Factory quote questions to send
- What is the actual canvas specification, including GSM, weave type, and finish?
- Is this quote from a direct factory or from a trading company, and which steps are done in-house?
- Which branding method are you pricing, and does the quote include setup, screen, digitizing, or mold cost if any?
- What is the MOQ by color, by logo artwork, and by order type?
- Please split the quote into bag body, lining, foam, zipper, webbing, logo application, and packing.
- What are the exact dimensions, tolerance range, and laptop fit target used for the quote?
- What sample stages are included, and what is the sample fee for each stage?
- What is the standard production lead time after PP approval and deposit?

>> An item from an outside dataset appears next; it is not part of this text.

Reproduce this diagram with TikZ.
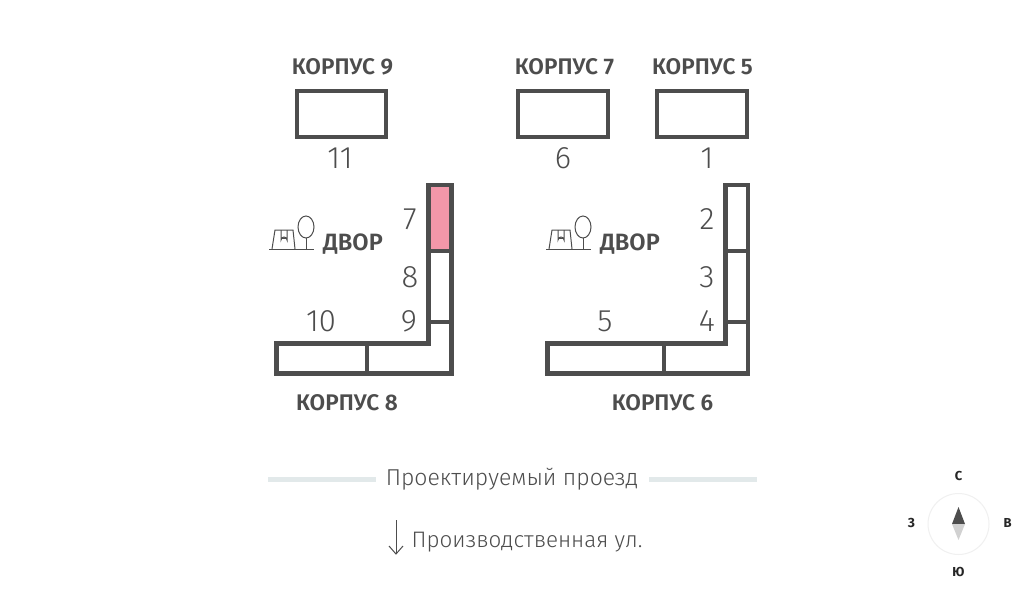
\documentclass[tikz,border=0pt]{standalone}
\usepackage{fontspec}
\setmainfont{Fira Sans}
\newfontfamily\lightf{Fira Sans Light}
\newfontfamily\boldf{Fira Sans SemiBold}
\definecolor{ink}{HTML}{4D4D4D}
\definecolor{pinkfill}{HTML}{F297A9}
\definecolor{road}{HTML}{E2E9EA}
\tikzset{
  x=1pt,y=-1pt,
  wall/.style={draw=ink,line width=4.2pt,line join=miter,fill=white},
  part/.style={draw=ink,line width=4.2pt},
  korp/.style={font=\boldf\fontsize{22.6}{24}\selectfont,text=ink,inner sep=0pt},
  dvor/.style={font=\boldf\fontsize{23.6}{24}\selectfont,text=ink,inner sep=0pt},
  num/.style={font=\lightf\fontsize{31}{32}\selectfont,text=ink,inner sep=0pt},
  street/.style={font=\lightf\fontsize{23}{24}\selectfont,text=ink,inner sep=0pt},
  street2/.style={font=\lightf\fontsize{22.4}{24}\selectfont,text=ink,inner sep=0pt},
  cmp/.style={font=\fontsize{13}{14}\selectfont\bfseries,text=black!85,inner sep=0pt},
  icon/.style={draw=ink,line width=1pt},
  roadline/.style={draw=road,line width=5pt}
}
\newcommand{\playicon}[2]{%
  \begin{scope}[shift={(#1,#2)}]
    \draw[icon] (0,0) -- (45,0);
    \draw[icon] (3,0) -- (6,-19) -- (24,-19) -- (26,0);
    \draw[icon] (12,-19) -- (12,-9) arc[start angle=180,end angle=360,radius=3] -- (18,-19);
    \draw[icon] (12,-11) -- (18,-11);
    \draw[icon] (37,0) -- (37,-11);
    \draw[icon] (37,-22) ellipse[x radius=8,y radius=11];
  \end{scope}}
\begin{document}
\begin{tikzpicture}
\useasboundingbox (0,0) rectangle (1024,589);
\fill[white] (0,0) rectangle (1024,589);
% top buildings
\node[wall,minimum width=89pt,minimum height=46pt,inner sep=0pt] (b11) at (341.5,114) {};
\node[wall,minimum width=90pt,minimum height=46pt,inner sep=0pt] (b6) at (563,114) {};
\node[wall,minimum width=90pt,minimum height=46pt,inner sep=0pt] (b1) at (702,114) {};
\node[korp] (k9) at (342.5,67) {КОРПУС 9};
\node[korp] (k7) at (564.5,67) {КОРПУС 7};
\node[korp] (k5) at (702.5,67) {КОРПУС 5};
\node[num] (n11) at (340,158) {11};
\node[num] (n6) at (563,158) {6};
\node[num] (n1) at (707,158) {1};
% left block
\fill[pinkfill] (428.5,185) rectangle (451.5,251);
\draw[part,line join=miter] (428.5,185) -- (451.5,185) -- (451.5,373.5) -- (276.5,373.5) -- (276.5,343.5) -- (428.5,343.5) -- cycle;
\draw[part] (428.5,251) -- (451.5,251);
\draw[part] (428.5,322) -- (451.5,322);
\draw[part] (367,343.5) -- (367,373.5);
\node[num] (n7) at (410,219) {7};
\node[num] (n8) at (410,277) {8};
\node[num] (n9) at (409,321) {9};
\node[num] (n10) at (321,321) {10};
\playicon{269}{249}
\node[dvor] (d1) at (353,244) {ДВОР};
\node[korp] (k8) at (347,402.5) {КОРПУС 8};
% right block
\draw[part,line join=miter] (725.5,185) -- (748,185) -- (748,373.5) -- (547.5,373.5) -- (547.5,343.5) -- (725.5,343.5) -- cycle;
\draw[part] (725.5,251) -- (748,251);
\draw[part] (725.5,322) -- (748,322);
\draw[part] (664,343.5) -- (664,373.5);
\node[num] (n2) at (707,219) {2};
\node[num] (n3) at (707,277) {3};
\node[num] (n4) at (707,321) {4};
\node[num] (n5) at (605,321) {5};
\playicon{546}{249}
\node[dvor] (d2) at (630,244) {ДВОР};
\node[korp] (k6) at (662.5,402.5) {КОРПУС 6};
% street
\coordinate (r1a) at (268,479);
\coordinate (r1b) at (376,479);
\coordinate (r2a) at (649,479);
\coordinate (r2b) at (757,479);
\draw[roadline] (r1a) -- (r1b);
\draw[roadline] (r2a) -- (r2b);
\node[street] (pr) at (512,479) {Проектируемый проезд};
\node[street2] (ul) at (527,542) {Производственная ул.};
\coordinate (a1) at (396,520);
\coordinate (a2) at (396,554);
\draw[draw=ink,line width=1pt] (a1) -- (a2);
\draw[draw=ink,line width=1pt] (389,546) -- (a2) -- (403,546);
% compass
\node[circle,draw=black!6,line width=1pt,minimum size=61pt,inner sep=0pt,fill=white] (cc) at (958.5,524) {};
\fill[ink] (958.5,507) -- (965,524) -- (952,524) -- cycle;
\fill[black!18] (958.5,540) -- (965,524) -- (952,524) -- cycle;
\node[cmp] (cn) at (958.5,476) {С};
\node[cmp] (cs) at (958.5,572) {Ю};
\node[cmp] (cw) at (911.5,523) {З};
\node[cmp] (ce) at (1007.5,523) {В};
\end{tikzpicture}
\end{document}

- What packing details are included, such as polybag, insert card, carton count, and carton size?
- Which QC standard do you use for seam strength, print alignment, and final inspection?
Quality-control points to confirm
- Canvas weight matches the approved spec within a practical production tolerance and does not feel thin or underfilled.
- Logo placement, size, and color stay within the approved artwork and do not drift across the front panel or side label.
- Strap anchors use reinforced stitching, typically box-x or bar-tack, with no loose thread or skipped stitches.
- Zipper runs smoothly across the full track and does not snag on the lining or the flap edge.
- Laptop compartment dimensions fit the declared device size without forcing the zipper or distorting the bag body.
- Seam allowance and stitch density remain consistent across both sides, gussets, and stress points.
- Padding, if specified, stays even and does not bunch at the corners or collapse after compression.
- Carton pack count, carton size, and master marks match the packing list and do not crush the bag structure.